La Serbie, officiellement candidate à l’entrée dans l’Union européenne (UE), est sommée par Johannes Hahn, commissaire européen chargé de la politique européenne de voisinage et des négociations d’élargissement, de choisir son camp.
Soit l’entrée dans l’UE reste sa priorité, comme elle l’a déclarée, soit elle veut continuer à coopérer avec la Russie. C’est une certaine conception de la négociation. Autrement dit, en temps de guerre, la neutralité déclarée par la Serbie n’est pas de mise. Bref, l’UE reconnaît que la Russie a officiellement obtenu le statut d’ennemi.
La position de la Serbie est plus que délicate. D’autant plus que, comme le rappelle Le Parisien, les intérêts de la coopération avec la Russie revêtent un caractère vital pour le développement de l’économie de la Serbie.
« La Russie a d’importants intérêts en Serbie. Son géant gazier et pétrolier Gazprom est le propriétaire majoritaire de la compagnie pétrolière serbe NIS avec 51% des parts. De plus, Belgrade et Moscou ont mis en place à l’aéroport de Nis (sud) un “Centre régional pour les situations d’urgences” où sont stationnés des avions russes prêts à intervenir dans la région, sur demande des pays concernés. Alors que la Serbie est à court d’argent, Moscou et Belgrade ont signé en janvier 2013 un accord sur un crédit de 800 millions de dollars destinés à la reconstruction de l’infrastructure ferroviaire. Puis en avril, Moscou a octroyé à son allié un autre prêt de 500 millions de dollars, destiné l’aider à faire face à son lourd déficit budgétaire. »

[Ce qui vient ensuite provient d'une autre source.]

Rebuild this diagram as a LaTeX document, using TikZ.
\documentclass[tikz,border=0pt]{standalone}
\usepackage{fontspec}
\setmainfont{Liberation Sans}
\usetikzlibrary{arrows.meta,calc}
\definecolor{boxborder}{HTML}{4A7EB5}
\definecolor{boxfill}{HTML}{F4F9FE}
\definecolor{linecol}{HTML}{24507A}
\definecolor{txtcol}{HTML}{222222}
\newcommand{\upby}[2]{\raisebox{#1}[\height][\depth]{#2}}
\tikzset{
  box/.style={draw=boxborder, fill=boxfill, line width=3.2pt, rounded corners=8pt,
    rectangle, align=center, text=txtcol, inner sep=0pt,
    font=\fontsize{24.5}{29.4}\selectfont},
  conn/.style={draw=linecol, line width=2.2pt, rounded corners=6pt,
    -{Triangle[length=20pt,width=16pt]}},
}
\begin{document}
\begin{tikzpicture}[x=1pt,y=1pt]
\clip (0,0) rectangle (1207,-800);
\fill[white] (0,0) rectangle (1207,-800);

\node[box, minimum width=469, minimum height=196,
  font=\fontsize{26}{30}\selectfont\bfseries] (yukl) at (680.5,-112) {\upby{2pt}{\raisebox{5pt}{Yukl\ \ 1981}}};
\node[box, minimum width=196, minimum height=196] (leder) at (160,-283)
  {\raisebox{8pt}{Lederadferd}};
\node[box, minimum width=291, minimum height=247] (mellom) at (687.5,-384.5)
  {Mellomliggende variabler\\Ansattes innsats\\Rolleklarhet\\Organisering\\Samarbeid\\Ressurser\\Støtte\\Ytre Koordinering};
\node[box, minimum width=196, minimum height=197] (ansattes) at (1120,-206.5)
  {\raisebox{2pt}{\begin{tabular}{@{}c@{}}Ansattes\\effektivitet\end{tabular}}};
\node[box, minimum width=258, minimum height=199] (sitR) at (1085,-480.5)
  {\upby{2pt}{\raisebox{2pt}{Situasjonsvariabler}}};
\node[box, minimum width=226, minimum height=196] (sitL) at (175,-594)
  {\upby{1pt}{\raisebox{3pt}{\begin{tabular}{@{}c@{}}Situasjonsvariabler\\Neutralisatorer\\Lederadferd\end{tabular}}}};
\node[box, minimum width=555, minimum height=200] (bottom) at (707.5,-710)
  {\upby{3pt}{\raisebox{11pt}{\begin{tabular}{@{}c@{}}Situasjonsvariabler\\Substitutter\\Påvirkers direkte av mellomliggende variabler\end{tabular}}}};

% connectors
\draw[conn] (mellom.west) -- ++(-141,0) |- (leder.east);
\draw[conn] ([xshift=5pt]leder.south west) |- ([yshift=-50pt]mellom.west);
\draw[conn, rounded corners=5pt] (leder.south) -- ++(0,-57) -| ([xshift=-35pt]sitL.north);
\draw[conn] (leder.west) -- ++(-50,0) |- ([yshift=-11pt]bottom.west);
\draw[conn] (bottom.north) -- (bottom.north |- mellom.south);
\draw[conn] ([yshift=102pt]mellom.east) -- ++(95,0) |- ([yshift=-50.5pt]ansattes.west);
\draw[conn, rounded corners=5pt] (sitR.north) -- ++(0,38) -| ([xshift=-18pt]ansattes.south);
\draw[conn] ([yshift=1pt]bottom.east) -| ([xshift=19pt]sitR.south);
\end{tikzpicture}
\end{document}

L’ultimatum de l’UE, pour sa part, sonne mal. Dans uneinterview, J. Hahn déclare de manière un peu trop péremptoire :
« Dans le cadre des négociations concernant son entrée dans l’UE, la Serbie s’est engagée à mettre en accord sa position avec l’UE en ce qui concerne des questions aussi difficiles que celle des sanctions contre la Russie. C’est très important et nous espérons que Belgrade respectera ses obligations. »

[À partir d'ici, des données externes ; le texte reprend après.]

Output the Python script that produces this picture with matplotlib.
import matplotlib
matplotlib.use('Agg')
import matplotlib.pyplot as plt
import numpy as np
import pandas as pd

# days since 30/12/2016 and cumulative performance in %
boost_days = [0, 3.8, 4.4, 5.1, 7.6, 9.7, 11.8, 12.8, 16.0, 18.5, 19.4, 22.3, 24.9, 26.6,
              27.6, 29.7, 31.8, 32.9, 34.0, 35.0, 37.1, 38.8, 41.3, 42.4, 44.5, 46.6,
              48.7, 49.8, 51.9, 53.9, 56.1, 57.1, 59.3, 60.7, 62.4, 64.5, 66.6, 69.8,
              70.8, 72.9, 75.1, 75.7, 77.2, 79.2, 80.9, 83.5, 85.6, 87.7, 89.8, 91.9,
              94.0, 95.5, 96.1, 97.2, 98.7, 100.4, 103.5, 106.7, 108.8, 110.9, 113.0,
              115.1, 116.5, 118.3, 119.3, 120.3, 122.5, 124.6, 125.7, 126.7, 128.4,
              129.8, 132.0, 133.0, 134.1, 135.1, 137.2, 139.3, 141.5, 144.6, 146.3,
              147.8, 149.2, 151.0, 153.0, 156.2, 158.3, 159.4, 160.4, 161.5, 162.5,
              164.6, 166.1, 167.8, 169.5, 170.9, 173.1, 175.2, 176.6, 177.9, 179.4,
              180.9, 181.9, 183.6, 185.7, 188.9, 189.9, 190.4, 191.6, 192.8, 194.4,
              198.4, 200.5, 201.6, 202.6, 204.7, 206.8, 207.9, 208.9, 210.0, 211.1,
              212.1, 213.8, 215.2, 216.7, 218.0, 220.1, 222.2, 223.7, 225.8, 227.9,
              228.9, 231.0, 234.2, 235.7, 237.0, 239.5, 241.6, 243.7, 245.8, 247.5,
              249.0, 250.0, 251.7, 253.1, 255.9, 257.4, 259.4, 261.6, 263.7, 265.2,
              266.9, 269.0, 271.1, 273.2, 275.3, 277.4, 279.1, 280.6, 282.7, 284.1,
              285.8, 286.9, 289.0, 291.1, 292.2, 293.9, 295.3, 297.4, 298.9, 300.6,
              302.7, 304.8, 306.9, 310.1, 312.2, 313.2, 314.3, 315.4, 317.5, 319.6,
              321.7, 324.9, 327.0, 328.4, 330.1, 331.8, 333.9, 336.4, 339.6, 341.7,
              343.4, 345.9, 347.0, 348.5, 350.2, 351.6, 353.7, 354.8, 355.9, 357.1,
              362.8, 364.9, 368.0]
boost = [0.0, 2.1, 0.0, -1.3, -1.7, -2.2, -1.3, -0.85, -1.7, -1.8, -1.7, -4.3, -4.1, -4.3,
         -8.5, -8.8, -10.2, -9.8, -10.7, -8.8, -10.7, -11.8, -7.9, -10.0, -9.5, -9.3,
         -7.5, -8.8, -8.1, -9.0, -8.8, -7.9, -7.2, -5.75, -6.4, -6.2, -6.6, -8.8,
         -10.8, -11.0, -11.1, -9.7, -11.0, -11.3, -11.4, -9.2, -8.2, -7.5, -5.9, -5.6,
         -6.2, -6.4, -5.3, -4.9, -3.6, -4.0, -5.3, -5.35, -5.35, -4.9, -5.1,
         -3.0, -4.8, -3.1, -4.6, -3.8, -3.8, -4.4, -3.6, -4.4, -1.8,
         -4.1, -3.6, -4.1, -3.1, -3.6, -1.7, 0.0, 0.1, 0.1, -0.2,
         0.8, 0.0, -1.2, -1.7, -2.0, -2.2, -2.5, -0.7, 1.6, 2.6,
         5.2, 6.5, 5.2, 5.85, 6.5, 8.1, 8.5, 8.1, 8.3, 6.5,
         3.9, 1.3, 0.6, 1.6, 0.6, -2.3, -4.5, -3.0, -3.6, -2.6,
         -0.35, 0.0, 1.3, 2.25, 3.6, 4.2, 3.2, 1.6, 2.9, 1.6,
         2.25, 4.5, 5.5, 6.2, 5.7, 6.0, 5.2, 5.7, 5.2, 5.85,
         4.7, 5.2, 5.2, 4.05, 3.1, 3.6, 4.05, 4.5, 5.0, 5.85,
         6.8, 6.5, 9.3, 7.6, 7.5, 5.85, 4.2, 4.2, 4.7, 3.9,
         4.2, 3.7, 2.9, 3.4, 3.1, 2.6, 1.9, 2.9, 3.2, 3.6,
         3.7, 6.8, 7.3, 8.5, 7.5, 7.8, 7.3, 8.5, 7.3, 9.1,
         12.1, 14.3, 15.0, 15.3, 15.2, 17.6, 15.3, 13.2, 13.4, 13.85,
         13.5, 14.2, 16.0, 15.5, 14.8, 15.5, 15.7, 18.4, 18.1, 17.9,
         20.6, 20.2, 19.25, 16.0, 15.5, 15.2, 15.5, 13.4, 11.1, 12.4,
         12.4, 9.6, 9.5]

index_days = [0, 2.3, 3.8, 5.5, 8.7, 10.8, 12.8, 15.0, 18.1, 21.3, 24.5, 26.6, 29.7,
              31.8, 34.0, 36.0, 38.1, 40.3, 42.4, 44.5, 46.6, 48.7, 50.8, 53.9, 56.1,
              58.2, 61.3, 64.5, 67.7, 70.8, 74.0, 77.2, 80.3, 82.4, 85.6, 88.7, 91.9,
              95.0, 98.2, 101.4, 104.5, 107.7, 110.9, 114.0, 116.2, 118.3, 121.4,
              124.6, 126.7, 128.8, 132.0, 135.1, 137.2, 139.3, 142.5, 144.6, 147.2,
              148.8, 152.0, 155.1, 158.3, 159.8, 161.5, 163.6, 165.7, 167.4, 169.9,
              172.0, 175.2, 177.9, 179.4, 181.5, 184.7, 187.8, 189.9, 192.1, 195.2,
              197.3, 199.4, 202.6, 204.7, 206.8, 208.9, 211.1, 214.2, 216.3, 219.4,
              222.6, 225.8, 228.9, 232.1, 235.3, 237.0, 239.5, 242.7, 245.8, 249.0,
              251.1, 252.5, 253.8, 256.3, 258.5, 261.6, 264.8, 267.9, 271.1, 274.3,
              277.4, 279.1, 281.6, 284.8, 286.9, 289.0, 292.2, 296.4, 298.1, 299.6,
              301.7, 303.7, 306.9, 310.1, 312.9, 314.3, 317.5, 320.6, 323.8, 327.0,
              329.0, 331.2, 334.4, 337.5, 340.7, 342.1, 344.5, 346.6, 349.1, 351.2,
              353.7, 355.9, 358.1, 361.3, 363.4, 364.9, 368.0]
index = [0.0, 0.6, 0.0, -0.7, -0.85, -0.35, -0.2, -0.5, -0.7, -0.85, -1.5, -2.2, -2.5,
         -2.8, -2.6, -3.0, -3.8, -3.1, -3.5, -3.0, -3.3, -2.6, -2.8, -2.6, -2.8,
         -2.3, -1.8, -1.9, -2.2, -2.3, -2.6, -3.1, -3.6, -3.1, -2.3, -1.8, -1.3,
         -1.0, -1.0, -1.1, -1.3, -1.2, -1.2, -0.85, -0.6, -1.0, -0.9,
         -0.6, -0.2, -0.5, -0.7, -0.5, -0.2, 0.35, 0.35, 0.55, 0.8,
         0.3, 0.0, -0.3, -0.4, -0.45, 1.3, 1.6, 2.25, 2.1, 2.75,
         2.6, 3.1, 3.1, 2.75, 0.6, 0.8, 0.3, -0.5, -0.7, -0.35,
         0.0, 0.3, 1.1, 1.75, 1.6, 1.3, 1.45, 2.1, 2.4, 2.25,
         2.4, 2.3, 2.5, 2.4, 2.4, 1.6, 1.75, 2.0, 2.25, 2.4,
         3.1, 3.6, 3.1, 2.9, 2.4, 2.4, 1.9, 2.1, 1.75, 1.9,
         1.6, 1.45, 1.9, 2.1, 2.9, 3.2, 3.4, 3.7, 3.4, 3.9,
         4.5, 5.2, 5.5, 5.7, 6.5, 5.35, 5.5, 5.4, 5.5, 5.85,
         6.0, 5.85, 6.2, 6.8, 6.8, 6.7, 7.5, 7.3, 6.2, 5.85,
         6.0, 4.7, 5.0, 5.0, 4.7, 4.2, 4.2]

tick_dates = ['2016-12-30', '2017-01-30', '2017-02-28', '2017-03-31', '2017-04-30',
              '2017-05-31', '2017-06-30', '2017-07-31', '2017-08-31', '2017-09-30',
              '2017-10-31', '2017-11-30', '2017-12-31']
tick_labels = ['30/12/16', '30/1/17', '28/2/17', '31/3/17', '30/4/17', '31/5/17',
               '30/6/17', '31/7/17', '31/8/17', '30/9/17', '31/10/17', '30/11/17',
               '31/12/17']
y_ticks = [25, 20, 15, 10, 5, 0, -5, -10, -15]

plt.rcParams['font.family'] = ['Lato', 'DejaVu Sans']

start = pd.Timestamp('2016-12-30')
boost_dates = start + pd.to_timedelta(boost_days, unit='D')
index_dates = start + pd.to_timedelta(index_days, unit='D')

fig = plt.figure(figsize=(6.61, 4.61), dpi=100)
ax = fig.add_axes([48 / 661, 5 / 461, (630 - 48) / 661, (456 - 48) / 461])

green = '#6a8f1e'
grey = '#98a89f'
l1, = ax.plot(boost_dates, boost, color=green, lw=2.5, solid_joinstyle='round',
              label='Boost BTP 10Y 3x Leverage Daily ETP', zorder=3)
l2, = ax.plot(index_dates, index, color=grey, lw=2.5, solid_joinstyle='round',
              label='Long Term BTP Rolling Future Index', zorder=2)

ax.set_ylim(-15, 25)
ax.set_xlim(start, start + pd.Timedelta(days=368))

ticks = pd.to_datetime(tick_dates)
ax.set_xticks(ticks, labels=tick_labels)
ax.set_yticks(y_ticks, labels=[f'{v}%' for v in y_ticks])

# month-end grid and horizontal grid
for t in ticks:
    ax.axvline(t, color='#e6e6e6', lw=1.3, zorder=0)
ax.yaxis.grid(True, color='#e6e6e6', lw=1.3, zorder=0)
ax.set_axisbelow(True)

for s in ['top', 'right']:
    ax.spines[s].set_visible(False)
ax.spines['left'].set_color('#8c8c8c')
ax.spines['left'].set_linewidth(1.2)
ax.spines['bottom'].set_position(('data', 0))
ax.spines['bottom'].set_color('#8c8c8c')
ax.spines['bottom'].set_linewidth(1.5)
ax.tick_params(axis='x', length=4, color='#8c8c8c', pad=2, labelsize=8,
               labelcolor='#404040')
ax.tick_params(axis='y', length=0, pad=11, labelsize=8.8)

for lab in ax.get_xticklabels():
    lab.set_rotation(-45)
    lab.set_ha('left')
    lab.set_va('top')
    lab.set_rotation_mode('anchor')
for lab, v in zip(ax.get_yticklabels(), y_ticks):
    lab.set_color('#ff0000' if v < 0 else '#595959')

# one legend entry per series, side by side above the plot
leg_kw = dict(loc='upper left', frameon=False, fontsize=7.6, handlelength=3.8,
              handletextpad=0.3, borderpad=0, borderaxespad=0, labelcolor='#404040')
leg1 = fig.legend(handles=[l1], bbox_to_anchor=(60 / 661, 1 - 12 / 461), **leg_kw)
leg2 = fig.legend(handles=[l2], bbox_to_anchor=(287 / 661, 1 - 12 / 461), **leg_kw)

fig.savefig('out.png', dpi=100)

La menace du commissaire européen est à peine voilée : la Serbie doit se soumettre et seule la soumission permettra de confirmer que le choix européen reste son choix. Autrement dit, elle doit faire un choix entre sont intérêt national et l’intérêt de l’UE.
Et pour faire passer le message, les médias français lancent un légère campagne de dénigrement de la Serbie. Voir par exemple le reportage, particulièrement mal fait, de France 24, que vous pouvez voir ici. Le journaliste y montre de manière absurde que, en raison de sa politique de neutralité, la Serbie est exclue des sanctions russes contre les pays européens. Elle peut donc exporter ses fruits et légumes en Russie, ce qu’elle fait par ailleurs. Mais selon le journaliste, non seulement cela ne sert à rien au pays car il ne produit pas suffisamment pour couvrir tout le marché russe (c’est un argument d’une rare stupidité), mais en plus les serbes osent faire passer en contrebande en Russie des produits européens sous étiquettes serbes. Bref, ce sont vraiment des gens infréquentables …

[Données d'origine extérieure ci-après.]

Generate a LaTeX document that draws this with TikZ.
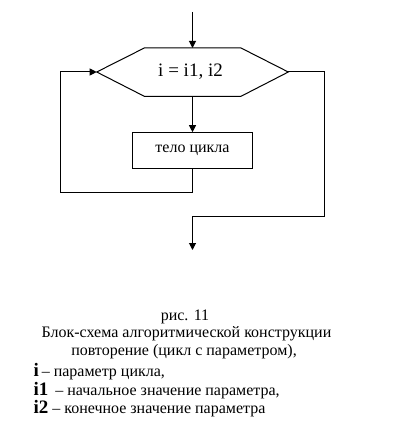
\documentclass[tikz,border=0pt]{standalone}
\usepackage{fontspec}
\setmainfont{Liberation Serif}
\usetikzlibrary{arrows.meta}
\begin{document}
\begin{tikzpicture}[x=1pt,y=-1pt,line width=1pt,
  >={Triangle[length=7pt,width=7pt]},
  flow/.style={draw=black,line width=1pt},
  capt/.style={inner sep=0pt,anchor=base,font=\fontsize{16}{18}\selectfont},
  captl/.style={inner sep=0pt,anchor=base west,font=\fontsize{16}{18}\selectfont}]
\useasboundingbox[fill=white] (0,0) rectangle (409,433);
% hexagon corners
\coordinate (hl) at (96.7,72);
\coordinate (hr) at (288.3,72);
\coordinate (htop) at (192.5,48);
\coordinate (hbot) at (192.5,96.3);
\draw[flow] (hl) -- (144.3,48) -- (241,48) -- (hr) -- (241,96.3) -- (144.3,96.3) -- cycle;
\node[inner sep=0pt] (cond) at (190.5,72) {\fontsize{19}{21}\selectfont i = i1, i2};
\node[flow, minimum width=120.4pt, minimum height=35.6pt, inner sep=0pt,
      font=\fontsize{16}{18}\selectfont] (body) at (192.5,150.5) {тело цикла};
\coordinate (start) at (192.5,12);
\coordinate (exit) at (192.5,250);
\coordinate (loopc) at (192.5,192.3);
\coordinate (loopl) at (60.7,72);
\coordinate (outr) at (324.3,72);
\coordinate (outb) at (192.5,216);
\draw[flow,->] (start) -- (htop);
\draw[flow,->] (hbot) -- (body.north);
\draw[flow,->] (body.south) -- (loopc) -| (loopl) -- (hl);
\draw[flow,->] (hr) -- (outr) |- (outb) -- (exit);
% caption
\node[capt] (c1) at (185,320.7) {рис. 11};
\node[capt] (c2) at (186.5,337.3) {Блок-схема алгоритмической конструкции};
\node[capt] (c3) at (184,355) {повторение (цикл с параметром),};
\node[captl] (c4) at (33,376) {{\fontsize{19}{21}\selectfont\bfseries i}\kern-1pt{} – параметр цикла,};
\node[captl] (c5) at (33,395) {{\fontsize{19}{21}\selectfont\bfseries i1}\kern3pt{} – начальное значение параметра,};
\node[captl] (c6) at (33,413.3) {{\fontsize{19}{21}\selectfont\bfseries i2} – конечное значение параметра};
\end{tikzpicture}
\end{document}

Plus généralement, en ce qui concerne l’évolution de l’UE, cette sortie assez maladroite du commissaire européen confirme certaines tendances :
1. L’UE est dans une phase d’affaiblissement. Comment en est-on arrivé à menacer ouvertement dans la presse un Etat souverain ? A lui faire du chantage à l’entrée dans l’UE ? Cela veut dire que l’UE n’est plus aussi attractive, que sa propagande n’est plus aussi efficace et que les négociations/pressions de couloirs ne sont plus suffisantes. Mais la réaction ne s’est pas faite attendre. Le Premier ministre serbe a rappelé que la Serbie est un Etat souverain et qu’elle décidera seule de sa position concernant la Russie.
2. L’UE se radicalise et considère la Russie comme un ennemi. Sinon, rien n’empêche un Etat souverain d’avoir des relations commerciales et politiques et avec l’UE et avec la Russie.
3. Cela montre en conséquence l’hypocrisie du discours européen disant que l’Ukraine peut collaborer avec la Russie et que seule la Russie l’en empêche.
4. L’UE n’est plus apte à intégrer des Etats souverains. Elle a besoin de « petits soldats obéissants », elle a besoin de soumission. Il n’y a plus de place pour l’intérêt national.
5. L’intérêt de l’UE s’est totalement dissocié de la somme des intérêts des pays membres. La structure UE est donc autonome des pays qui la compose. Ce qui pose de sérieuses questions en terme de gouvernance, de démocratie et de liberté.